### Stored records

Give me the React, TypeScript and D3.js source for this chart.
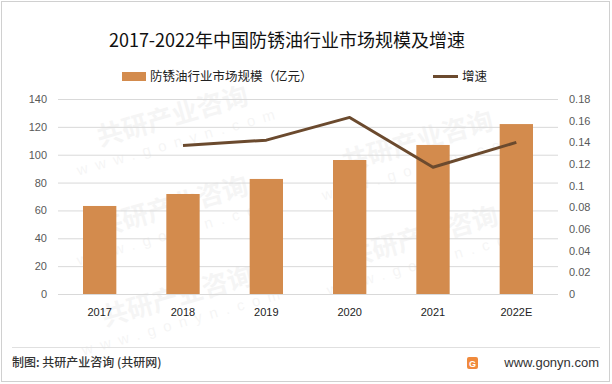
import * as d3 from 'd3';

const years = ['2017', '2018', '2019', '2020', '2021', '2022E'];
const marketSize = [63.2, 71.8, 82.6, 96.2, 107, 122];
const growthYears = ['2018', '2019', '2020', '2021', '2022E'];
const growthRate = [0.137, 0.142, 0.163, 0.117, 0.14];
const leftTicks = [0, 20, 40, 60, 80, 100, 120, 140];
const rightTicks = [0, 0.02, 0.04, 0.06, 0.08, 0.1, 0.12, 0.14, 0.16, 0.18];

const W = 612;
const H = 384;
const plot = { left: 58, right: 558, top: 99, bottom: 294 };
const barColor = '#D38B4D';
const lineColor = '#6B4A2E';
const font = '"Liberation Sans", "Noto Sans CJK SC", sans-serif';
const cjk = '"Noto Sans CJK SC", sans-serif';

// faint watermark tiles, kept inside the plot area
const marks = [
  [175, 125], [175, 215], [180, 305], [420, 150], [425, 245],
];

export default function App() {
  const x = d3.scaleBand().domain(years).range([plot.left, plot.right]).paddingInner(0.6).paddingOuter(0.3);
  const yL = d3.scaleLinear().domain([0, 140]).range([plot.bottom, plot.top]);
  const yR = d3.scaleLinear().domain([0, 0.18]).range([plot.bottom, plot.top]);
  const cx = (k: string) => (x(k) as number) + x.bandwidth() / 2;

  const line = d3
    .line<number>()
    .x((_, i) => cx(growthYears[i]))
    .y((d) => yR(d));

  return (
    <svg width={W} height={H} style={{ position: 'absolute', left: 0, top: 0, background: '#fff' }}>
      <rect x={1.5} y={1.5} width={W - 4} height={H - 4} fill="#fff" stroke="#d0d0d0" />
      {marks.map(([mx, my], i) => (
        <g key={i} transform={`translate(${mx},${my}) rotate(-16)`} fill="#000" opacity={0.035}>
          <text textAnchor="middle" fontFamily={cjk} fontWeight="bold" fontSize={26}>
            共研产业咨询
          </text>
          <text y={22} textAnchor="middle" fontFamily={font} fontSize={15} letterSpacing={8}>
            www.gonyn.com
          </text>
        </g>
      ))}
      <text x={287} y={47} textAnchor="middle" fontFamily={cjk} fontSize={18} fill="#111">
        2017-2022年中国防锈油行业市场规模及增速
      </text>
      <rect x={122} y={72} width={24} height={9} fill={barColor} />
      <text x={150} y={81} fontFamily={cjk} fontSize={12.5} fill="#222">
        防锈油行业市场规模（亿元）
      </text>
      <line x1={433} x2={458} y1={76.5} y2={76.5} stroke={lineColor} strokeWidth={3} />
      <text x={462} y={81} fontFamily={cjk} fontSize={12.5} fill="#222">
        增速
      </text>
      {leftTicks.map((t) => (
        <g key={t}>
          <line x1={plot.left} x2={plot.right} y1={yL(t) + 0.5} y2={yL(t) + 0.5} stroke="#d9d9d9" />
          <text x={47} y={yL(t) + 4} textAnchor="end" fontFamily={font} fontSize={11} fill="#595959">
            {t}
          </text>
        </g>
      ))}
      {rightTicks.map((t) => (
        <text key={t} x={569} y={yR(t) + 4} fontFamily={font} fontSize={11} fill="#595959">
          {d3.format('~g')(t)}
        </text>
      ))}
      {years.map((k, i) => (
        <g key={k}>
          <rect x={x(k)} y={yL(marketSize[i])} width={x.bandwidth()} height={plot.bottom - yL(marketSize[i])} fill={barColor} />
          <text x={cx(k)} y={316} textAnchor="middle" fontFamily={font} fontSize={11} fill="#222">
            {k}
          </text>
        </g>
      ))}
      <path d={line(growthRate) ?? ''} fill="none" stroke={lineColor} strokeWidth={3} strokeLinejoin="round" />
      <line x1={12} x2={600} y1={347.5} y2={347.5} stroke="#e0e0e0" />
      <text x={12} y={367} fontFamily={cjk} fontSize={12} fontWeight={500} fill="#333">
        制图: 共研产业咨询 (共研网)
      </text>
      <rect x={467} y={357} width={11} height={12} rx={2} fill="#F08A3C" />
      <text x={472.5} y={367} textAnchor="middle" fontFamily={font} fontSize={9} fontWeight="bold" fill="#fff">
        G
      </text>
      <text x={599} y={367} textAnchor="end" fontFamily={font} fontSize={13} fill="#333">
        www.gonyn.com
      </text>
    </svg>
  );
}
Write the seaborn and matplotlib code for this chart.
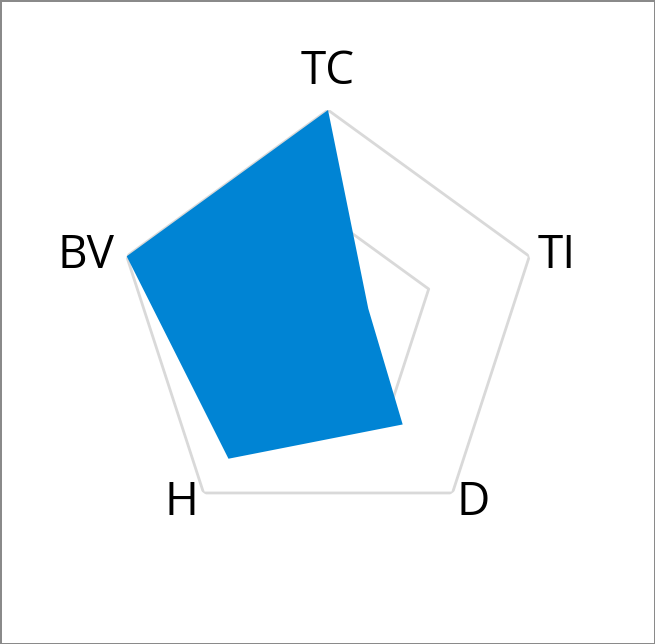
import numpy as np
import matplotlib
matplotlib.use('Agg')
import matplotlib.pyplot as plt
import seaborn as sns

# axis categories, clockwise from the top
categories = ['TC', 'TI', 'D', 'H', 'BV']
scores = [5, 1, 3, 4, 5]
grid_levels = [2.5, 5]
r_max = 5

# label offsets in points (dx, dy) from the outer vertex to the text baseline centre
label_offsets = {'TC': (0, 18.5), 'TI': (20, -8.5), 'D': (15, -16), 'H': (-16, -16), 'BV': (-29, -8.5)}


def make_radar(cats, vals):
    sns.set_style('white')
    plt.rcParams['font.family'] = ['Open Sans', 'DejaVu Sans']

    fig = plt.figure(figsize=(6.55, 6.44), dpi=100, linewidth=2, edgecolor='#8a8a8a')
    ax = fig.add_axes([0.1776, 0.1717, 0.6464, 0.6575], projection='polar')
    ax.set_theta_offset(np.pi / 2)
    ax.set_theta_direction(-1)

    angles = np.linspace(0, 2 * np.pi, len(cats), endpoint=False)
    closed = np.append(angles, angles[0])

    # pentagon grid instead of the default circles
    for level in grid_levels:
        ax.plot(closed, [level] * len(closed), color='#d9d9d9', lw=2, zorder=1)

    ax.fill(closed, np.append(vals, vals[0]), color='#0084d4', lw=0, zorder=2)

    for ang, name in zip(angles, cats):
        ax.annotate(name, xy=(ang, r_max), xytext=label_offsets[name], textcoords='offset points',
                    ha='center', va='baseline', fontsize=33, color='black')

    ax.set_ylim(0, r_max)
    ax.set_xticks([])
    ax.set_yticks([])
    ax.grid(False)
    ax.spines['polar'].set_visible(False)
    ax.patch.set_alpha(0)

    fig.savefig('out.png', dpi=100)


if __name__ == '__main__':
    make_radar(categories, scores)
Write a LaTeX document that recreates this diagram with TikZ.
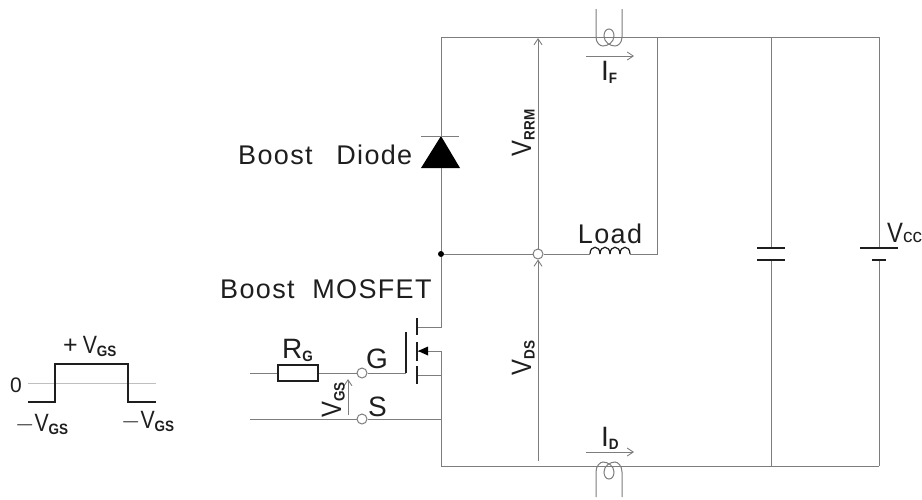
\documentclass[tikz,border=0pt]{standalone}
\usepackage{fontspec}
\setmainfont{Liberation Sans}
\newfontfamily\wordfont[LetterSpace=5,WordSpace=2]{Liberation Sans}
\usepackage{tikz}
\usetikzlibrary{arrows.meta, positioning, calc}
\definecolor{wireFg}{RGB}{125, 125, 125}
\definecolor{inkFg}{RGB}{30, 30, 30}
\tikzstyle{wire} = [wireFg, line width=1pt]
\tikzstyle{arrow} = [wireFg, line width=0.9pt, ->, >={Straight Barb[length=6pt,width=8pt]}]
\tikzstyle{plate} = [inkFg, line width=1.7pt]
\tikzstyle{terminal} = [circle, draw=wireFg, line width=1pt, fill=white, inner sep=0pt, minimum size=10pt]
\tikzstyle{junction} = [circle, fill=black, inner sep=0pt, minimum size=6pt]
\tikzstyle{resbox} = [rectangle, draw=inkFg, line width=1.7pt, fill=white, inner sep=0pt, minimum width=40pt, minimum height=16pt]
\tikzstyle{label} = [text=inkFg, inner sep=0pt, font=\fontsize{28}{28}\selectfont]
\tikzstyle{wavelabel} = [label, font=\fontsize{25}{25}\selectfont]
\tikzstyle{wordlabel} = [label, font=\fontsize{27}{27}\wordfont]
\newcommand{\lowtext}[1]{\raisebox{-3.5pt}{\scalebox{.9}[1]{\fontsize{15}{15}\selectfont\bfseries #1}}}
\newcommand{\volt}{\scalebox{.85}[1]{V}}

\begin{document}
\begin{tikzpicture}[x=1pt, y=-1pt]
\useasboundingbox (0,0) rectangle (922,499);

% rails
\coordinate (topL) at (441,37);
\coordinate (topLoad) at (657,37);
\coordinate (topCap) at (771,37);
\coordinate (topBat) at (879,37);
\coordinate (botL) at (441,466);
\coordinate (botCap) at (771,466);
\coordinate (botBat) at (879,466);
\draw [wire] (topL) -- (topBat);
\draw [wire] (botL) -- (botBat);

% diode
\coordinate (dioA) at (441,136);
\coordinate (dioB) at (441,168);
\draw [wire] (topL) -- (dioA);
\fill [black] (dioA) -- (421,168) -- (460,168) -- cycle;
\draw [wire] (421,136) -- (459,136);
\node (dot) [junction] at (441,254) {};
\draw [wire] (dioB) -- (dot);
\node (diodeText) [wordlabel, anchor=base west] at (238,164) {Boost\hspace{6pt} Diode};

% load branch
\node (mid) [terminal] at (538,254) {};
\coordinate (indL) at (590,254);
\coordinate (indR) at (630,254);
\coordinate (loadCorner) at (657,254);
\draw [wire] (dot) -- (mid);
\draw [wire] (mid) -- (indL);
\foreach \hump in {0,10,20,30}
  \draw [inkFg, line width=1.2pt] (590+\hump,254) .. controls (590+\hump,245) and (600+\hump,245) .. (600+\hump,254);
\draw [wire] (indR) -- (loadCorner) -- (topLoad);
\node (loadText) [wordlabel, anchor=base] at (610,243) {Load};

% capacitor
\coordinate (capA) at (771,248);
\coordinate (capB) at (771,260);
\draw [wire] (topCap) -- (capA);
\draw [wire] (capB) -- (botCap);
\draw [plate] (757,248) -- (785,248);
\draw [plate] (757,260) -- (785,260);

% battery
\coordinate (batA) at (879,248);
\coordinate (batB) at (879,260);
\draw [wire] (topBat) -- (batA);
\draw [wire] (batB) -- (botBat);
\draw [plate] (860,248) -- (898,248);
\draw [plate] (872,260) -- (886,260);
\node (vcc) [label, anchor=base west] at (887,242) {\volt{\fontsize{19}{19}\selectfont cc}};

% voltage arrows
\coordinate (rrmEnd) at (538,38);
\coordinate (dsStart) at (538,461);
\draw [arrow] (mid) -- (rrmEnd);
\draw [arrow] (dsStart) -- (mid);
\node (vrrm) [label, rotate=90, anchor=base] at (531,133) {\volt\lowtext{RRM}};
\node (vds) [label, rotate=90, anchor=base] at (531,358) {\volt\lowtext{DS}};

% current probes
\draw [wire] (596,9) -- (596,37) .. controls (596,43) and (600,46) .. (603,46)
  .. controls (608,46) and (614,42) .. (614,36) .. controls (614,32) and (612,29) .. (609,29)
  .. controls (606,29) and (604,32) .. (604,36) .. controls (604,42) and (610,46) .. (615,46)
  .. controls (618,46) and (622,43) .. (622,37) -- (622,9);
\draw [wire] (596,497) -- (596,472) .. controls (596,466) and (600,462) .. (603,462)
  .. controls (608,462) and (614,466) .. (614,472) .. controls (614,476) and (612,479) .. (609,479)
  .. controls (606,479) and (604,476) .. (604,472) .. controls (604,466) and (610,462) .. (615,462)
  .. controls (618,462) and (622,466) .. (622,472) -- (622,497);
\coordinate (ifL) at (586,56);
\coordinate (ifR) at (634,56);
\coordinate (idL) at (586,452);
\coordinate (idR) at (634,452);
\draw [arrow] (ifL) -- (ifR);
\draw [arrow] (idL) -- (idR);
\node (iF) [label, anchor=base west] at (601,80) {I\lowtext{F}};
\node (iD) [label, anchor=base west] at (601,446) {I\lowtext{D}};

% MOSFET
\coordinate (drain) at (417,327);
\coordinate (body) at (417,351);
\coordinate (source) at (417,375);
\coordinate (bodyTap) at (441,351);
\coordinate (drainTap) at (441,327);
\coordinate (sourceTap) at (441,375);
\coordinate (sTap) at (441,419);
\draw [wire] (dot) -- (drainTap) -- (drain);
\draw [wire] (bodyTap) -- (botL);
\draw [wire] (bodyTap) -- (body);
\draw [wire] (source) -- (sourceTap);
\fill [black] (418,351) -- (428,346.5) -- (428,355.5) -- cycle;
\draw [plate] (417,318) -- (417,335);
\draw [plate] (417,342) -- (417,361);
\draw [plate] (417,366) -- (417,384);
\draw [plate] (406,332) -- (406,373);
\node (mosText) [wordlabel, anchor=base west] at (220,298) {Boost MOSFET};

% gate drive
\coordinate (gateIn) at (250,373);
\coordinate (gatePlate) at (406,373);
\coordinate (srcIn) at (250,419);
\node (rg) [resbox] at (298,373) {};
\node (gT) [terminal] at (362,373) {};
\node (sT) [terminal] at (362,419) {};
\draw [wire] (gateIn) -- (rg);
\draw [wire] (rg) -- (gT);
\draw [wire] (gT) -- (gatePlate);
\draw [wire] (srcIn) -- (sT);
\draw [wire] (sT) -- (sTap);
\node (rgText) [label, anchor=base west] at (282,358) {R\lowtext{G}};
\node (gText) [label, anchor=base west] at (366,368) {G};
\node (sText) [label, anchor=base west] at (368,416) {S};
\coordinate (vgsA) at (348,415);
\coordinate (vgsB) at (348,379);
\draw [arrow] (vgsA) -- (vgsB);
\node (vgs) [label, rotate=90, anchor=base] at (341,400) {\volt\lowtext{GS}};

% waveform
\coordinate (zeroL) at (28,383);
\coordinate (zeroR) at (156,383);
\draw [wire, lightgray] (zeroL) -- (zeroR);
\draw [inkFg, line width=1.4pt] (28,402) -- (55,402) -- (55,364) -- (128,364) -- (128,402) -- (156,402);
\node (zero) [label, font=\fontsize{21}{21}\selectfont, anchor=base] at (16,392) {0};
\node (posV) [wavelabel, anchor=base west] at (63,353) {+\kern5pt\volt\lowtext{GS}};
\node (negL) [wavelabel, anchor=base west] at (15,431) {$-$\volt\lowtext{GS}};
\node (negR) [wavelabel, anchor=base west] at (121,428) {$-$\volt\lowtext{GS}};

\end{tikzpicture}
\end{document}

### Set problem
Only the lines between the line with "Write the seaborn" and the line with "color='#0084d4', lw=0, zorder=2)", inclusive, should be reproduced, exactly as written and without pictures.

### Reply to the exercise
Write the seaborn and matplotlib code for this chart.
import numpy as np
import matplotlib
matplotlib.use('Agg')
import matplotlib.pyplot as plt
import seaborn as sns

# axis categories, clockwise from the top
categories = ['TC', 'TI', 'D', 'H', 'BV']
scores = [5, 1, 3, 4, 5]
grid_levels = [2.5, 5]
r_max = 5

# label offsets in points (dx, dy) from the outer vertex to the text baseline centre
label_offsets = {'TC': (0, 18.5), 'TI': (20, -8.5), 'D': (15, -16), 'H': (-16, -16), 'BV': (-29, -8.5)}


def make_radar(cats, vals):
    sns.set_style('white')
    plt.rcParams['font.family'] = ['Open Sans', 'DejaVu Sans']

    fig = plt.figure(figsize=(6.55, 6.44), dpi=100, linewidth=2, edgecolor='#8a8a8a')
    ax = fig.add_axes([0.1776, 0.1717, 0.6464, 0.6575], projection='polar')
    ax.set_theta_offset(np.pi / 2)
    ax.set_theta_direction(-1)

    angles = np.linspace(0, 2 * np.pi, len(cats), endpoint=False)
    closed = np.append(angles, angles[0])

    # pentagon grid instead of the default circles
    for level in grid_levels:
        ax.plot(closed, [level] * len(closed), color='#d9d9d9', lw=2, zorder=1)

    ax.fill(closed, np.append(vals, vals[0]), color='#0084d4', lw=0, zorder=2)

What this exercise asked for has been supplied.